Preference Queries over Taxonomic Domains
Paolo Ciaccia, Davide Martinenghi, Riccardo Torlone
TL;DR
The paper tackles retrieving the best data items when user preferences are expressed over taxonomic domains and may clash or be at different granularities. It models data as t-relations with taxonomies and expresses preferences through first-order formulas, then rewrites them with two operators: Transitive Closure $\textsf{T}$ to ensure sound transitivity and Specificity-based Refinement $\textsf{S}$ to resolve conflicts. It proves that $\textsf{T}$ and $\textsf{S}$ do not commute and that no single sequence guarantees both full transitivity and conflict-free results, but identifies two minimal-transitive sequences, $\textsf{T}\textsf{S}\textsf{T}$ and $\textsf{S}\textsf{T}\textsf{S}\textsf{T}$, along with a heuristic method to select the best outcomes. Experiments on synthetic and real datasets show low rewriting overhead, substantial pruning of the candidate set, and important speedups when using the proposed heuristics, validating the practical feasibility of the approach. The work advances query processing over taxonomic domains by providing a principled treatment of specificity and transitivity in preferences and a scalable strategy for best-result computation.
Abstract
When composing multiple preferences characterizing the most suitable results for a user, several issues may arise. Indeed, preferences can be partially contradictory, suffer from a mismatch with the level of detail of the actual data, and even lack natural properties such as transitivity.
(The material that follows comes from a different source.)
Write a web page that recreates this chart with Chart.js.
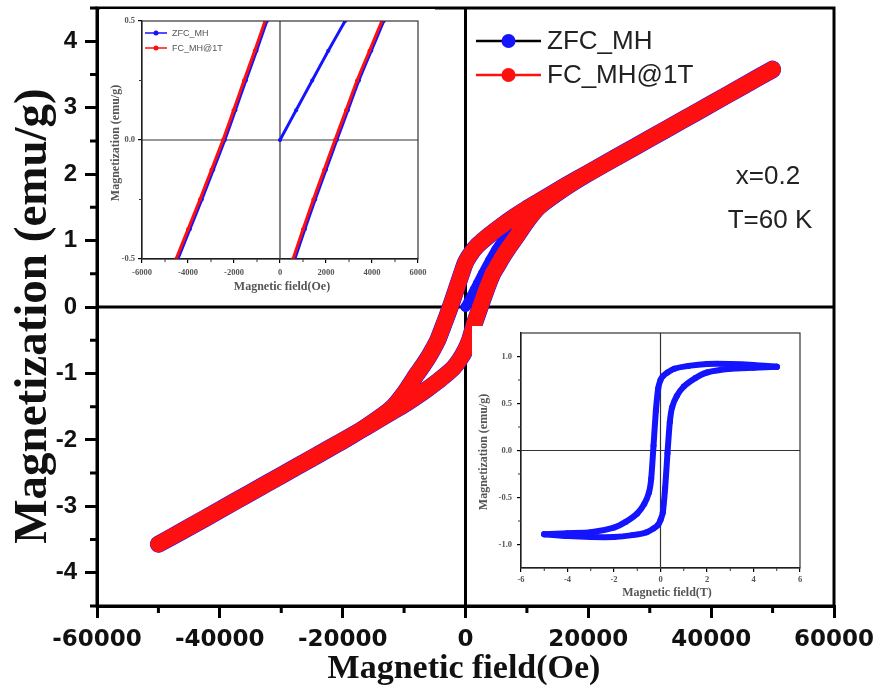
<!DOCTYPE html>
<html>
<head>
<meta charset="utf-8">
<script src="https://cdn.jsdelivr.net/npm/chart.js@4.4.1/dist/chart.umd.min.js"></script>
<style>
  body { margin: 0; background: #fff; }
  #wrap { position: relative; width: 877px; height: 697px; }
  canvas { position: absolute; background: #fff; }
</style>
</head>
<body>
<div id="wrap">
  <canvas id="main" width="877" height="697" style="left:0;top:0"></canvas>
  <canvas id="inset-oe" width="335" height="294" style="left:100px;top:9px"></canvas>
  <canvas id="inset-t" width="336" height="278" style="left:472px;top:326px"></canvas>
</div>
<script>
// M-H loop at 60 K, field in Oe, magnetization in emu/g
const fieldDown = [50000, 45000, 40000, 35000, 30000, 25000, 20000, 16000, 12000, 10000, 8000, 6000, 4000, 2000, 1000, 0,
  -650, -1565, -2480, -3480, -4520, -5200, -6000, -7000, -8000, -10000, -12000, -16000, -20000, -25000, -30000, -35000, -40000, -45000, -50000];
const magDown = [3.58, 3.32, 3.06, 2.80, 2.54, 2.28, 2.02, 1.81, 1.59, 1.48, 1.36, 1.23, 1.09, 0.93, 0.82, 0.67,
  0.50, 0.25, 0.0, -0.25, -0.50, -0.62, -0.75, -0.89, -1.02, -1.30, -1.52, -1.79, -2.02, -2.28, -2.54, -2.80, -3.06, -3.32, -3.57];
const fieldUp = [-50000, -45000, -40000, -35000, -30000, -25000, -20000, -16000, -12000, -10000, -8000, -6000, -4000, -2000, -1000, 0,
  650, 1450, 2390, 3350, 4430, 5200, 6000, 7000, 8000, 10000, 12000, 16000, 20000, 25000, 30000, 35000, 40000, 45000, 50000];
const magUp = [-3.57, -3.31, -3.05, -2.79, -2.53, -2.27, -2.01, -1.80, -1.58, -1.47, -1.35, -1.22, -1.08, -0.92, -0.80, -0.64,
  -0.50, -0.25, 0.0, 0.25, 0.50, 0.62, 0.75, 0.89, 1.02, 1.29, 1.51, 1.78, 2.01, 2.27, 2.53, 2.79, 3.05, 3.31, 3.57];
// ZFC virgin curve
const virginField = [0, 500, 1000, 1500, 2000, 2830, 4000, 5000, 6000, 8000, 10000, 15000, 20000, 30000, 40000, 50000];
const virginMag = [0, 0.08, 0.17, 0.26, 0.35, 0.50, 0.70, 0.86, 1.00, 1.22, 1.40, 1.74, 2.00, 2.52, 3.04, 3.56];

const xTicks = [-60000, -40000, -20000, 0, 20000, 40000, 60000];
const yTicks = [-4, -3, -2, -1, 0, 1, 2, 3, 4];

// low-field zoom (Oe)
const zoomFcDownField = [-650, -1100, -1565, -2020, -2480, -2980, -3480, -4000, -4520];
const zoomFcUpField = [565, 1000, 1450, 1920, 2390, 2870, 3350, 3890, 4430];
const zoomZfcDownField = [-570, -1020, -1485, -1940, -2400, -2900, -3400, -3920, -4440];
const zoomZfcUpField = [645, 1080, 1530, 2000, 2470, 2950, 3430, 3970, 4510];
const zoomMagDown = [0.5, 0.375, 0.25, 0.125, 0, -0.125, -0.25, -0.375, -0.5];
const zoomMagUp = [-0.5, -0.375, -0.25, -0.125, 0, 0.125, 0.25, 0.375, 0.5];
const zoomVirginField = [0, 700, 1400, 2100, 2830];
const zoomVirginMag = [0, 0.125, 0.25, 0.375, 0.5];
const zoomXTicks = [-6000, -4000, -2000, 0, 2000, 4000, 6000];
const zoomYTicks = [-0.5, 0, 0.5];

// loop in tesla
const teslaDown = [5, 4, 3, 2, 1.2, 0.6, 0.3, 0.1, 0, -0.1, -0.2, -0.3, -0.4, -0.5, -0.7, -1.0, -1.5, -2, -3, -4, -5];
const teslaMagDown = [0.89, 0.91, 0.92, 0.92, 0.90, 0.87, 0.83, 0.79, 0.75, 0.66, 0.42, 0.05, -0.30, -0.45, -0.57, -0.67, -0.76, -0.82, -0.87, -0.88, -0.89];
const teslaUp = [-5, -4, -3, -2, -1.2, -0.6, -0.3, -0.1, 0, 0.1, 0.2, 0.3, 0.4, 0.5, 0.7, 1.0, 1.5, 2, 3, 4, 5];
const teslaMagUp = [-0.89, -0.91, -0.92, -0.92, -0.90, -0.87, -0.83, -0.79, -0.74, -0.66, -0.40, -0.03, 0.30, 0.46, 0.58, 0.68, 0.77, 0.83, 0.87, 0.88, 0.89];
const teslaXTicks = [-6, -4, -2, 0, 2, 4, 6];
const teslaYTicks = [-1, -0.5, 0, 0.5, 1];

const RED = '#ff1010';
const BLUE = '#1414ff';

function pts(xs, ys) {
  return xs.map((x, i) => ({ x: x, y: ys[i] }));
}

function range(a, b, step) {
  const out = [];
  for (let v = a; v <= b + 1e-9; v += step) out.push(+v.toFixed(4));
  return out;
}

// box, zero lines, minor ticks, titles, legend and notes
function deco(cfg) {
  return {
    id: 'deco',
    beforeDatasetsDraw(chart) {
      const { ctx, chartArea: a, scales: { x, y } } = chart;
      ctx.save();
      ctx.strokeStyle = cfg.color;
      ctx.lineWidth = cfg.zeroWidth;
      const x0 = x.getPixelForValue(0), y0 = y.getPixelForValue(0);
      ctx.beginPath();
      ctx.moveTo(x0, a.top); ctx.lineTo(x0, a.bottom);
      ctx.moveTo(a.left, y0); ctx.lineTo(a.right, y0);
      ctx.stroke();
      ctx.restore();
    },
    afterDraw(chart) {
      const { ctx, chartArea: a, scales: { x, y } } = chart;
      ctx.save();
      ctx.strokeStyle = cfg.color;
      ctx.lineWidth = cfg.boxWidth;
      ctx.strokeRect(a.left, a.top, a.right - a.left, a.bottom - a.top);
      ctx.lineWidth = cfg.minorWidth;
      ctx.beginPath();
      cfg.minorX.forEach(v => {
        const px = x.getPixelForValue(v);
        ctx.moveTo(px, a.bottom); ctx.lineTo(px, a.bottom + cfg.minorLen);
      });
      cfg.minorY.forEach(v => {
        const py = y.getPixelForValue(v);
        ctx.moveTo(a.left, py); ctx.lineTo(a.left - cfg.minorLen, py);
      });
      ctx.stroke();

      ctx.fillStyle = cfg.textColor;
      ctx.textAlign = 'center';
      ctx.textBaseline = 'alphabetic';
      ctx.font = cfg.xTitle.font;
      ctx.fillText(cfg.xTitle.text, cfg.xTitle.x, cfg.xTitle.y);
      ctx.save();
      ctx.translate(cfg.yTitle.x, cfg.yTitle.y);
      ctx.rotate(-Math.PI / 2);
      ctx.font = cfg.yTitle.font;
      ctx.fillText(cfg.yTitle.text, 0, 0);
      ctx.restore();

      const lg = cfg.legend;
      lg.items.forEach(it => {
        ctx.strokeStyle = it.line;
        ctx.lineWidth = lg.lineWidth;
        ctx.beginPath();
        ctx.moveTo(lg.x1, it.y); ctx.lineTo(lg.x2, it.y);
        ctx.stroke();
        ctx.fillStyle = it.color;
        ctx.beginPath();
        ctx.arc((lg.x1 + lg.x2) / 2, it.y, lg.r, 0, Math.PI * 2);
        ctx.fill();
        ctx.fillStyle = lg.textColor;
        ctx.font = lg.font;
        ctx.textAlign = 'left';
        ctx.textBaseline = 'middle';
        ctx.fillText(it.text, lg.textX, it.y + 1);
      });

      (cfg.notes || []).forEach(n => {
        ctx.fillStyle = cfg.noteColor;
        ctx.font = cfg.noteFont;
        ctx.textAlign = 'center';
        ctx.textBaseline = 'middle';
        ctx.fillText(n.text, n.x, n.y);
      });
      ctx.restore();
    }
  };
}

function lineSet(data, color, width, radius) {
  return {
    data: data,
    showLine: true,
    borderColor: color,
    backgroundColor: color,
    borderWidth: width,
    pointRadius: radius,
    pointBorderWidth: 0,
    pointHoverRadius: radius,
    tension: 0.2,
    borderJoinStyle: 'round',
    borderCapStyle: 'round'
  };
}

// fixed axis box; label overhang must not shrink the plot area
function axis(min, max, ticks, fmt, font, color, tickLen, pad, lineW, size) {
  return {
    type: 'linear',
    min: min,
    max: max,
    afterBuildTicks: s => { s.ticks = ticks.map(v => ({ value: v })); },
    afterFit: s => {
      if (s.isHorizontal()) { s.height = size; s.paddingLeft = 0; s.paddingRight = 0; }
      else { s.width = size; s.paddingTop = 0; s.paddingBottom = 0; }
    },
    ticks: { callback: fmt, font: font, color: color, padding: pad, maxRotation: 0, autoSkip: false },
    grid: { drawOnChartArea: false, color: '#000', lineWidth: lineW, tickLength: tickLen },
    border: { color: '#000', width: lineW }
  };
}

const base = {
  responsive: false,
  animation: false,
  devicePixelRatio: 1,
  events: [],
  plugins: { legend: { display: false }, tooltip: { enabled: false } }
};

// main loop
new Chart(document.getElementById('main'), {
  type: 'scatter',
  data: {
    datasets: [
      lineSet(pts(fieldDown, magDown).concat(pts(fieldUp, magUp)), RED, 16, 8),
      lineSet(pts(virginField, virginMag), BLUE, 10, 5),
      lineSet(pts(fieldDown, magDown).concat(pts(fieldUp, magUp)), BLUE, 17, 8)
    ]
  },
  options: Object.assign({}, base, {
    layout: { padding: { left: 0, right: 43, top: 7, bottom: 0 } },
    scales: {
      x: axis(-60000, 60000, xTicks, v => String(v),
        { family: 'DejaVu Sans', size: 23, weight: 'bold' }, '#111', 12, 8, 3, 91),
      y: axis(-4.5, 4.5, yTicks, v => String(v),
        { family: 'Liberation Sans', size: 24, weight: 'bold' }, '#111', 12, 8, 3, 97)
    }
  }),
  plugins: [deco({
    color: '#000', zeroWidth: 3, boxWidth: 3, minorWidth: 3, minorLen: 7,
    minorX: [-50000, -30000, -10000, 10000, 30000, 50000],
    minorY: range(-4.5, 4.5, 1),
    textColor: '#111',
    xTitle: { text: 'Magnetic field(Oe)', font: 'bold 34px "Liberation Serif"', x: 464, y: 678 },
    yTitle: { text: 'Magnetization (emu/g)', font: 'bold 47px "Liberation Serif"', x: 46, y: 316 },
    legend: {
      x1: 476, x2: 541, r: 7, lineWidth: 2.5, textX: 547,
      font: '26px "Liberation Sans"', textColor: '#222',
      items: [
        { text: 'ZFC_MH', line: '#000', color: BLUE, y: 41 },
        { text: 'FC_MH@1T', line: RED, color: RED, y: 75 }
      ]
    },
    noteFont: '26px "Liberation Sans"', noteColor: '#222',
    notes: [
      { text: 'x=0.2', x: 768, y: 177 },
      { text: 'T=60 K', x: 770, y: 221 }
    ]
  })]
});

// low-field zoom in Oe
const smallAxisFont = { family: 'Liberation Serif', size: 8.5, weight: 'bold' };
new Chart(document.getElementById('inset-oe'), {
  type: 'scatter',
  data: {
    datasets: [
      lineSet(pts(zoomFcDownField, zoomMagDown), RED, 3, 2),
      lineSet(pts(zoomFcUpField, zoomMagUp), RED, 3, 2),
      lineSet(pts(zoomZfcDownField, zoomMagDown), BLUE, 3, 2),
      lineSet(pts(zoomZfcUpField, zoomMagUp), BLUE, 3, 2),
      lineSet(pts(zoomVirginField, zoomVirginMag), BLUE, 3, 2)
    ]
  },
  options: Object.assign({}, base, {
    layout: { padding: { left: 0, right: 17, top: 12, bottom: 0 } },
    scales: {
      x: axis(-6000, 6000, zoomXTicks, v => String(v), smallAxisFont, '#555', 4, 5, 1.2, 44),
      y: axis(-0.5, 0.5, zoomYTicks, v => v.toFixed(1), smallAxisFont, '#555', 4, 3, 1.2, 42)
    }
  }),
  plugins: [deco({
    color: '#333', zeroWidth: 1.2, boxWidth: 1.2, minorWidth: 1, minorLen: 3,
    minorX: [-5000, -3000, -1000, 1000, 3000, 5000],
    minorY: [-0.25, 0.25],
    textColor: '#555',
    xTitle: { text: 'Magnetic field(Oe)', font: 'bold 12px "Liberation Serif"', x: 182, y: 281 },
    yTitle: { text: 'Magnetization (emu/g)', font: 'bold 12px "Liberation Serif"', x: 19, y: 134 },
    legend: {
      x1: 45, x2: 67, r: 2.5, lineWidth: 1.5, textX: 72,
      font: '9px "Liberation Sans"', textColor: '#555',
      items: [
        { text: 'ZFC_MH', line: BLUE, color: BLUE, y: 24 },
        { text: 'FC_MH@1T', line: RED, color: RED, y: 39 }
      ]
    }
  })]
});

// full loop in tesla
new Chart(document.getElementById('inset-t'), {
  type: 'scatter',
  data: {
    datasets: [
      lineSet(pts(teslaDown, teslaMagDown), BLUE, 6, 3),
      lineSet(pts(teslaUp, teslaMagUp), BLUE, 6, 3)
    ]
  },
  options: Object.assign({}, base, {
    layout: { padding: { left: 0, right: 8, top: 7, bottom: 0 } },
    scales: {
      x: axis(-6, 6, teslaXTicks, v => String(v), smallAxisFont, '#555', 4, 3, 1.2, 36),
      y: axis(-1.25, 1.25, teslaYTicks, v => v.toFixed(1), smallAxisFont, '#555', 4, 5, 1.2, 49)
    }
  }),
  plugins: [deco({
    color: '#333', zeroWidth: 1.2, boxWidth: 1.2, minorWidth: 1, minorLen: 3,
    minorX: [-5, -3, -1, 1, 3, 5],
    minorY: [-0.75, -0.25, 0.25, 0.75],
    textColor: '#555',
    xTitle: { text: 'Magnetic field(T)', font: 'bold 12px "Liberation Serif"', x: 195, y: 270 },
    yTitle: { text: 'Magnetization (emu/g)', font: 'bold 12px "Liberation Serif"', x: 15, y: 126 },
    legend: { x1: 0, x2: 0, r: 0, lineWidth: 0, textX: 0, font: '9px sans-serif', textColor: '#555', items: [] }
  })]
});
</script>
</body>
</html>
In this paper we formally investigate the problem of retrieving the best results complying with multiple preferences expressed in a logic-based language. Data are stored in relational tables with taxonomic domains, which allow the specification of preferences also over values that are more generic than those in the database. In this framework, we introduce two operators that rewrite preferences for enforcing the important properties of transitivity, which guarantees soundness of the result, and specificity, which solves all conflicts among preferences. Although, as we show, these two properties cannot be fully achieved together, we use our operators to identify the only two alternatives that ensure transitivity and minimize the residual conflicts. Building on this finding, we devise a technique, based on an original heuristics, for selecting the best results according to the two possible alternatives. We finally show, with a number of experiments over both synthetic and real-world datasets, the effectiveness and practical feasibility of the overall approach.